Berger: Distinctiveness in our lives

Is the wine industry losing some of the most exciting wines we have ever made in the quest for profits?|

Is the wine industry losing some of the most exciting wines we have ever made in the quest for profits?

Over the decades, I have seen some terrible losses due to greed. It is the abandonment of vineyards that once made phenomenal wines, but never showed enough profit for their owners. There are many examples, but one in the early 1980s should suffice to illustrate the point.

In 1982, I tasted a 1978 petite sirah from Calistoga that was one of the greatest such wines I had ever tasted. Two years later, in 1984, the man who owned that vineyard told me that he had bulldozed it to extinction, not even bothering to save the genetic stock of the scion wood.

His complaint: He was getting only two tons per acre of the “damned stuff.” He replanted the vineyard with cabernet sauvignon, and the wine that new vineyard made was totally mediocre.

Wine and grapes are not alone here. Greatness is often abandoned for reasons other than quality. In the 1966 book “Eden in Jeopardy,” the author, Dr. Richard Lillard, writes about why we are left with so few choices in our fruits. Subtitled “Man’s Prodigal Meddling with His Environment: The Southern California Experience,” the book speaks of the modernization of the food-growing business in the 1950s, and how rising production costs led to “clever” shortcuts to growth - usually at the expense of quality.
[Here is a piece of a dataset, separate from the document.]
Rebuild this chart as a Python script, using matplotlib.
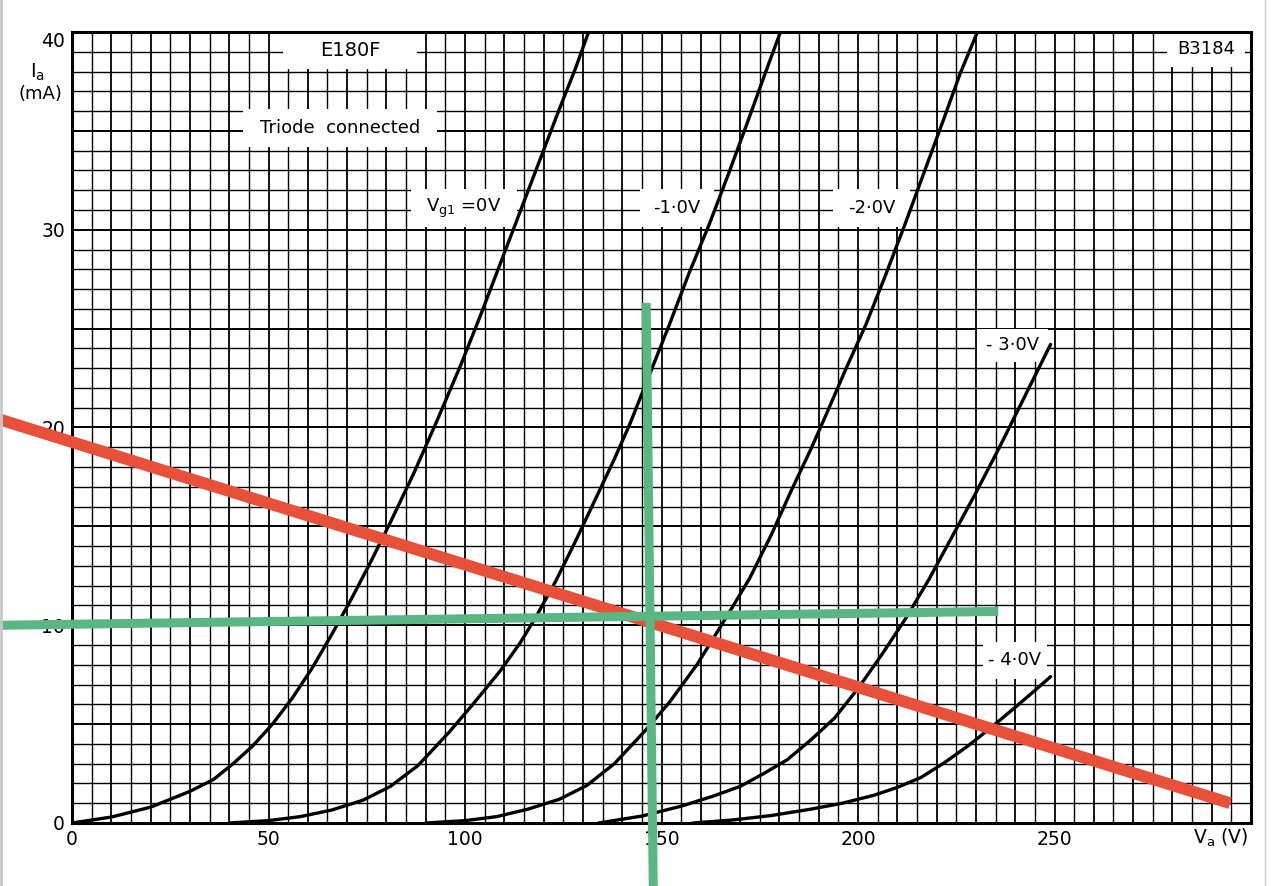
import numpy as np
import matplotlib.pyplot as plt
from matplotlib.patches import Rectangle
from matplotlib.lines import Line2D

# E180F triode-connected anode characteristics
va_0 = [0, 10, 20, 30, 36, 41, 46, 51, 56, 61, 66, 71, 76, 81, 87, 93, 99, 104, 109, 114, 119, 124, 128, 132]
ia_0 = [0, 0.3, 0.8, 1.6, 2.2, 3.0, 3.9, 5.0, 6.3, 7.8, 9.5, 11.3, 13.2, 15.2, 17.7, 20.4, 23.2, 25.7, 28.3, 30.9, 33.5, 36.1, 38.1, 40.3]

va_1 = [40, 50, 58, 66, 74, 81, 88, 96, 102, 109, 114, 118, 123, 128, 133, 138, 142, 147, 152, 157, 162, 167, 172, 176, 181]
ia_1 = [0, 0.12, 0.32, 0.65, 1.15, 1.85, 2.9, 4.6, 6.0, 7.7, 9.1, 10.4, 12.2, 14.2, 16.3, 18.4, 20.2, 22.7, 25.2, 27.8, 30.2, 32.8, 35.5, 37.7, 40.4]

va_2 = [90, 100, 108, 116, 124, 131, 138, 146, 152, 159, 164, 168, 172.5, 178, 183, 188, 192, 197, 202, 207, 212, 217, 222, 226, 231]
ia_2 = [0, 0.12, 0.32, 0.7, 1.2, 1.9, 3.0, 4.7, 6.1, 8.0, 9.6, 10.9, 12.4, 14.6, 16.8, 18.9, 20.7, 23.0, 25.2, 27.7, 30.3, 33.0, 35.7, 37.9, 40.3]

va_3 = [134, 145, 155, 163, 170, 176, 182, 188, 194, 200, 206, 212, 218, 224, 230, 236, 240, 245, 249]
ia_3 = [0, 0.35, 0.85, 1.35, 1.85, 2.5, 3.2, 4.2, 5.3, 6.8, 8.5, 10.3, 12.3, 14.5, 16.7, 19.0, 20.6, 22.6, 24.2]

va_4 = [158, 168, 178, 188, 196, 204, 210, 216, 222, 228, 234, 240, 245, 249]
ia_4 = [0, 0.15, 0.38, 0.7, 1.0, 1.4, 1.8, 2.3, 3.05, 3.9, 4.85, 5.85, 6.7, 7.4]

curves = [(va_0, ia_0), (va_1, ia_1), (va_2, ia_2), (va_3, ia_3), (va_4, ia_4)]

# hand-drawn overlay: load line (red) and operating point cross (green)
load_va = [-18.3, 294.7]
load_ia = [20.4, 1.0]
op_h_va = [-18.3, 235.7]
op_h_ia = [10.0, 10.7]
op_v_va = [146.1, 147.9]
op_v_ia = [26.3, -3.2]

xticks = [0, 50, 100, 150, 200, 250]
yticks = [0, 10, 20, 30, 40]

W, H = 1272, 886
fig = plt.figure(figsize=(W / 100, H / 100), dpi=100)
ax = fig.add_axes([72 / W, 63 / H, 1179 / W, 791 / H])
ax.set_xlim(0, 300)
ax.set_ylim(0, 40)

# graph paper
for v in np.arange(5, 300, 5):
    ax.plot([v, v], [0, 40], color="black", lw=1.3 if v % 10 == 0 else 1.0, zorder=1)
for i in np.arange(1, 40, 1):
    ax.plot([0, 300], [i, i], color="black", lw=1.4 if i % 5 == 0 else 1.0, zorder=1)

for s in ax.spines.values():
    s.set_linewidth(2.2)
    s.set_zorder(3)

ax.set_xticks(xticks)
ax.set_yticks(yticks)
ax.tick_params(length=0, labelsize=13.5, pad=5)
ylabels = ax.get_yticklabels()
ylabels[-1].set_va("top")

# white label patches that mask the grid
boxes = [
    (53.7, 38.15, 34.1, 1.85, "E180F", 14),
    (43.5, 34.2, 49.5, 1.9, "Triode  connected", 13),
    (86.3, 30.15, 27.0, 1.9, r"V$_\mathregular{g1}$ =0V", 13),
    (144.6, 30.15, 18.7, 1.9, "-1·0V", 13),
    (193.6, 30.15, 19.6, 1.9, "-2·0V", 13),
    (230.3, 23.3, 18.1, 1.7, "- 3·0V", 13),
    (231.8, 7.3, 16.3, 1.85, "- 4·0V", 13),
    (278.7, 38.25, 19.9, 1.75, "B3184", 13),
]
for x0, y0, w, h, txt, fs in boxes:
    ax.add_patch(Rectangle((x0, y0), w, h, facecolor="white", edgecolor="none", zorder=2))
    ax.text(x0 + w / 2, y0 + h / 2, txt, ha="center", va="center", fontsize=fs, zorder=3)

for va, ia in curves:
    ax.plot(va, ia, color="black", lw=2.4, zorder=4,
            solid_capstyle="round", solid_joinstyle="round")

ax.plot(load_va, load_ia, color="#e8503a", lw=8.5, zorder=6, clip_on=False, solid_capstyle="butt")
ax.plot(op_h_va, op_h_ia, color="#5ab784", lw=6.5, zorder=7, clip_on=False, solid_capstyle="butt")
ax.plot(op_v_va, op_v_ia, color="#5ab784", lw=6.5, zorder=7, clip_on=False, solid_capstyle="butt")

# axis titles
fig.text(38 / W, 1 - 72 / H, r"I$_\mathregular{a}$", ha="center", va="center", fontsize=14)
fig.text(40 / W, 1 - 94 / H, "(mA)", ha="center", va="center", fontsize=13)
fig.text(1248 / W, 1 - 838 / H, r"V$_\mathregular{a}$ (V)", ha="right", va="center", fontsize=13.5)

# scan borders
fig.add_artist(Line2D([1 / W, 1 / W], [0, 1], color="#c8c8c8", lw=2))
fig.add_artist(Line2D([1265 / W, 1265 / W], [0, 1], color="#d0d0d0", lw=1))

fig.savefig("out.png", dpi=100, facecolor="white")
Lillard says figs, lemons, oranges, and peaches all became standardized because the trees on which they grow could be flat-topped and thus mechanically harvested. It was cheaper.
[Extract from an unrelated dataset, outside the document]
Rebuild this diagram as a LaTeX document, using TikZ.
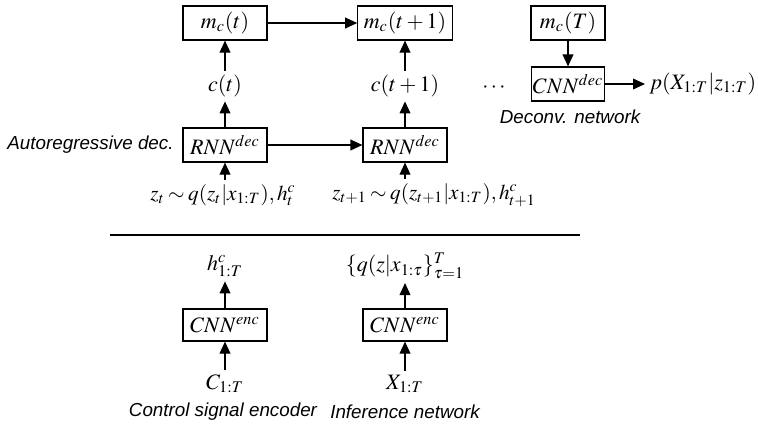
\documentclass[tikz,border=0pt]{standalone}
\usepackage{mathptmx}
\usepackage{fontspec}
\setmainfont{Liberation Serif}
\newfontfamily\labfont{Liberation Sans}
\usetikzlibrary{arrows.meta}
\newcommand{\tightrel}{\thickmuskip=3mu\relax}
\tikzset{
  mathtxt/.style={inner sep=2pt, font=\fontsize{11}{13}\selectfont},
  ztxt/.style={inner sep=2pt, font=\fontsize{10.6}{13}\selectfont},
  box/.style={draw, line width=0.6pt, minimum height=17pt, minimum width=42pt, inner sep=3pt, font=\fontsize{11}{13}\selectfont},
  lab/.style={inner sep=1pt, font=\labfont\itshape\fontsize{9.4}{11}\selectfont},
  arr/.style={-{Triangle[length=6pt,width=5.4pt]}, line width=0.6pt},
}
\begin{document}
\begin{tikzpicture}[x=0.5pt,y=-0.5pt]
\useasboundingbox (0,0) rectangle (758,425);
% upper part
\node[box] (m1) at (225,23) {$m_c(t)$};
\node[box] (m2) at (405,23) {$m_c(t+1)$};
\node[box, minimum width=37pt, inner xsep=1pt] (m3) at (568,23) {$m_c(T)$};
\node[mathtxt] (c1) at (225,86) {$c(t)$};
\node[mathtxt] (c2) at (405,86) {$c(t+1)$};
\node[mathtxt] (dots) at (494,88) {$\cdots$};
\node[box, minimum width=35pt, inner xsep=0.5pt] (cd) at (568,84) {$CNN^{dec}$};
\node[mathtxt, anchor=west] (p) at (645,84) {$p(X_{1:T}|z_{1:T})$};
\node[lab] (dl) at (570,117) {Deconv. network};
\node[box] (r1) at (225,145) {$RNN^{dec}$};
\node[box] (r2) at (405,145) {$RNN^{dec}$};
\node[lab, anchor=east] (al) at (176,145) {Autoregressive dec.};
\node[ztxt] (z1) at (223,195) {$\tightrel z_t \sim q(z_t|x_{1:T}), h^c_t$};
\node[ztxt] (z2) at (434,195) {$\tightrel z_{t+1} \sim q(z_{t+1}|x_{1:T}), h^c_{t+1}$};
% separator
\coordinate (l1) at (110,235);
\coordinate (l2) at (580,235);
\draw[line width=0.6pt] (l1) -- (l2);
% lower part
\node[mathtxt] (h) at (225,266) {$h^c_{1:T}$};
\node[mathtxt] (q) at (405,266) {$\{q(z|x_{1:\tau}\}^T_{\tau=1}$};
\node[box, minimum height=16pt] (e1) at (225,325) {$CNN^{enc}$};
\node[box, minimum height=16pt] (e2) at (405,325) {$CNN^{enc}$};
\node[mathtxt] (C) at (225,384) {$C_{1:T}$};
\node[mathtxt] (X) at (405,384) {$X_{1:T}$};
\node[lab] (cl) at (223,412) {Control signal encoder};
\node[lab] (il) at (405,412) {Inference network};
% arrows
\draw[arr] (m1) -- (m2);
\draw[arr] (c1) -- (m1);
\draw[arr] (c2) -- (m2);
\draw[arr] (r1) -- (c1);
\draw[arr] (r2) -- (c2);
\draw[arr] (r1) -- (r2);
\draw[arr] (z1.north -| r1) -- (r1.south);
\draw[arr] (z2.north -| r2) -- (r2.south);
\draw[arr] (m3) -- (cd);
\draw[arr] (cd) -- (p);
\draw[arr] (e1) -- (h);
\draw[arr] (C) -- (e1);
\draw[arr] (e2) -- (q);
\draw[arr] (X) -- (e2);
\end{tikzpicture}
\end{document}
But only certain varieties of these fruits were candidates for this treatment; other varieties of each wouldn’t conform to the flat-topping. So they were discarded. Today, just try to find an orange other than a Valencia and a Navel.

Many of the discarded fruits were more flavorful, more distinctive. Today we call them “heirloom fruits,” they cost a lot more, and are grown only by home growers who revere great taste. Sure, we can still buy Meyer lemons, but they cost more because they’re grown by smaller producers who don’t typically use mechanical harvesters.

The Gravenstein apple is a treasure because it has survived (barely) the “look pretty” syndrome demanded of so many apple consumers. Gravensteins bruise easily and thus can occasionally look funny to some buyers. As a result, they have become outcasts in many markets around the country.

Decades ago, I visited Fetzer Vineyards’ former organic garden in Hopland. Gardener Michael Maltas picked some of the apples he had growing on dwarf rootstock and offered them to me to taste. They were the most exotic tastes I had ever experienced in apples, with truly distinctive flavors.

I asked Maltas why the apples weren’t commercial, why in fact we were inundated with Red Delicious. “Look at the skins,” he said. “What do you see?”

Most of the apples were splotchy, with minor streaks and black marks.

“There’s nothing wrong with these apples,” he said. “That’s the way they grow, and that’s why they’re not commercial. People don’t like the looks of them. They’re not pretty.”

The Red Delicious is easy to grow and doesn’t bruise as much, so they survive in markets around the country despite the mediocrity of their taste.

There are also endangered wines. In 1993, I was chatting with a winemaker in the McLaren Vale area south of Adelaide, Australia. We had just tasted an awesome Shiraz he had made.

He said it came off one of the finest Shiraz vineyards in all of Australia. I asked where the vineyard was. “Not far from here,” he said. “Wanna see it?”

We jumped in his car, drove a few miles, and turned up a residential street filled with ticky-tacky, pre-fab homes. Soon he stopped and pointed left. “See that yellow house there?” he said. “That’s the finest shiraz vineyard in all of Australia.”

A housing tract now sits where some of the greatest vines in the world once grew.